A well-drafted estate plan is vitally important if you’re an agricultural producer. Not only do you need to protect your assets, but you also must ensure that your operation is protected.

Here are three estate planning myths that every farmer and rancher should know and understand.

Myth #1 - I Really Don't Need A Will

If you fail to create a will (also called dying "intestate") or if a family member or friend decides to contest your will, your estate will enter probate court. This means that a court will make decisions about how your assets are distributed, and the court will name an executor (also known as a "personal representative").

Court fees will likely be taken out of your estate when all is said and done. Your family will have to deal with this long process and conflict can run high.

As you can see, the "I Really Don't Need A Will" myth is a dangerous one!

Myth #2 - A Will Is Always Good Enough

Unfortunately, a will on its own usually isn't enough for your estate to avoid the probate process. The probate process also makes your will a public record under South Dakota law.

Myth #3 - A Trust Is Confusing And Should Be Avoided

Setting up your estate plan properly will help your estate avoid probate. Consider setting up a living trust, even if you have already created a detailed will. A trust further protects your estate from entering probate because trusts are harder to contest.

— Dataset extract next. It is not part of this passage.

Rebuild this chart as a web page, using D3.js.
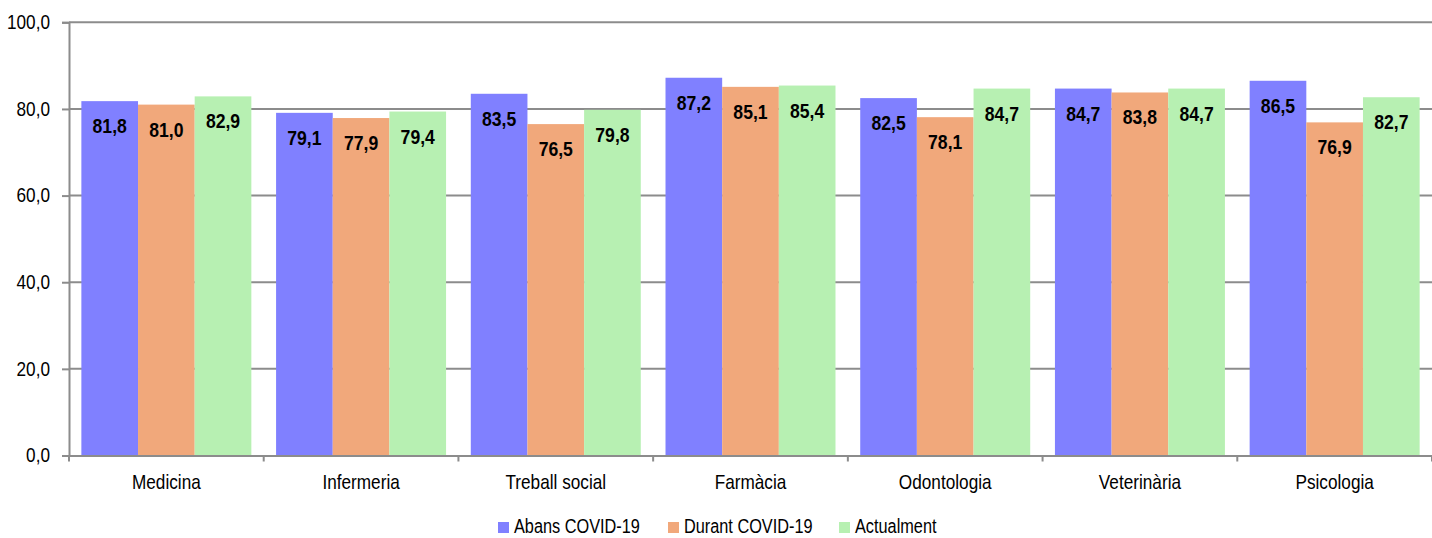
<!DOCTYPE html>
<html><head><meta charset="utf-8">
<script src="https://cdn.jsdelivr.net/npm/d3@7"></script>
<style>
html,body{margin:0;padding:0;background:#fff;}
svg text{font-family:"Liberation Sans",Arial,sans-serif;}
</style></head>
<body><svg id="chart" width="1432" height="538"></svg>
<script>
const categories = ["Medicina","Infermeria","Treball social","Farmàcia","Odontologia","Veterinària","Psicologia"];
const seriesNames = ["Abans COVID-19","Durant COVID-19","Actualment"];
const abans = [81.8,79.1,83.5,87.2,82.5,84.7,86.5];
const durant = [81.0,77.9,76.5,85.1,78.1,83.8,76.9];
const actualment = [82.9,79.4,79.8,85.4,84.7,84.7,82.7];
const yTicks = [0,20,40,60,80,100];
const colors = ["#8080FF","#F1A87B","#B7F0B2"];

const series = [abans, durant, actualment];
const svg = d3.select("#chart");
const pLeft = 69, pRight = 1432, pTop = 22.3, pBottom = 455.5;
const fmt = v => d3.format(".1f")(v).replace(".", ",");

// horizontal condensing (narrow font look)
function squeeze(sel, s) {
  sel.each(function() {
    const t = d3.select(this);
    const x = +(t.attr("x") || 0);
    t.attr("transform", `translate(${x},0) scale(${s},1) translate(${-x},0)`);
  });
}

const y = d3.scaleLinear().domain([0,100]).range([pBottom, pTop]);
const x0 = d3.scaleBand().domain(categories).range([pLeft, pRight]).paddingInner(0).paddingOuter(0);
const bw = x0.bandwidth();
const x1 = d3.scaleBand().domain(seriesNames).range([bw*0.0635, bw*0.9365]).padding(0);

// gridlines
svg.append("g").selectAll("line").data(yTicks.filter(d=>d>0)).join("line")
  .attr("x1", pLeft).attr("x2", pRight).attr("y1", d=>y(d)).attr("y2", d=>y(d))
  .attr("stroke","#8c8c8c").attr("stroke-width",2);

// bars
const g = svg.append("g");
categories.forEach((c, i) => {
  series.forEach((s, j) => {
    const v = s[i];
    const bx = x0(c) + x1(seriesNames[j]);
    g.append("rect").attr("x", bx).attr("y", y(v)).attr("width", x1.bandwidth()).attr("height", y(0)-y(v))
      .attr("fill", colors[j]);
    g.append("text").attr("class","val").attr("x", bx + x1.bandwidth()/2).attr("y", y(v) + 32)
      .attr("text-anchor","middle").attr("font-weight","bold").attr("font-size",20).attr("fill","#000")
      .text(fmt(v));
  });
});
squeeze(g.selectAll("text.val"), 0.88);

// y axis
const yAxis = d3.axisLeft(y).tickValues(yTicks).tickFormat(fmt).tickSize(7).tickPadding(12);
const ya = svg.append("g").attr("transform",`translate(${pLeft},0)`).call(yAxis);
ya.select(".domain").attr("stroke","#8c8c8c").attr("stroke-width",2);
ya.selectAll(".tick line").attr("stroke","#8c8c8c").attr("stroke-width",2);
ya.selectAll("text").attr("font-size",20).attr("fill","#000").attr("font-family",null);
squeeze(ya.selectAll("text"), 0.86);

// x axis
const xa = svg.append("g").attr("transform",`translate(0,${pBottom})`)
  .call(d3.axisBottom(x0).tickSize(0).tickPadding(19.5));
xa.select(".domain").attr("stroke","#8c8c8c").attr("stroke-width",2);
xa.selectAll("text").attr("font-size",20).attr("fill","#000").attr("font-family",null);
squeeze(xa.selectAll("text"), 0.86);
// category separators
svg.append("g").selectAll("line").data(categories.map(c=>x0(c)).concat([pRight])).join("line")
  .attr("x1",d=>d).attr("x2",d=>d).attr("y1",pBottom).attr("y2",pBottom+6)
  .attr("stroke","#8c8c8c").attr("stroke-width",2);

// legend
const legX = [498, 668, 839];
const leg = svg.append("g");
seriesNames.forEach((n, j) => {
  leg.append("rect").attr("x", legX[j]).attr("y", 522).attr("width", 11).attr("height", 11).attr("fill", colors[j]);
  leg.append("text").attr("class","lg").attr("x", legX[j]+16).attr("y", 533.5).attr("font-size",20).attr("fill","#000").text(n);
});
squeeze(leg.selectAll("text.lg"), 0.815);
</script></body></html>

Anyone wanting to contest a trust would generally have to show that either a) you were incapacitated when you set forth your wishes or that b) the documents are inconsistent or flawed in some way.

Broadly speaking, there are two types of living trusts:

  • Revocable Trusts. A revocable trust is one that you can continue to alter or revoke while you’re still alive. Upon your death, the trust becomes irrevocable, meaning your beneficiaries cannot make any changes to your wishes.
  • Irrevocable Trusts. If you establish an irrevocable trust, you will give up control of your assets while you’re alive by setting a plan in stone. You essentially give up your rights of ownership to the trustee.

While there are benefits of each trust, there are a few important downsides as well. For instance, if you place your assets in a revocable trust, creditors could still go after those assets if you were to be sued for malpractice.

With an irrevocable trust, perhaps more importantly, because you don’t own the rights to the funds in irrevocable trusts anymore (as they’re managed by a trustee), creditors can’t go after those assets in a lawsuit.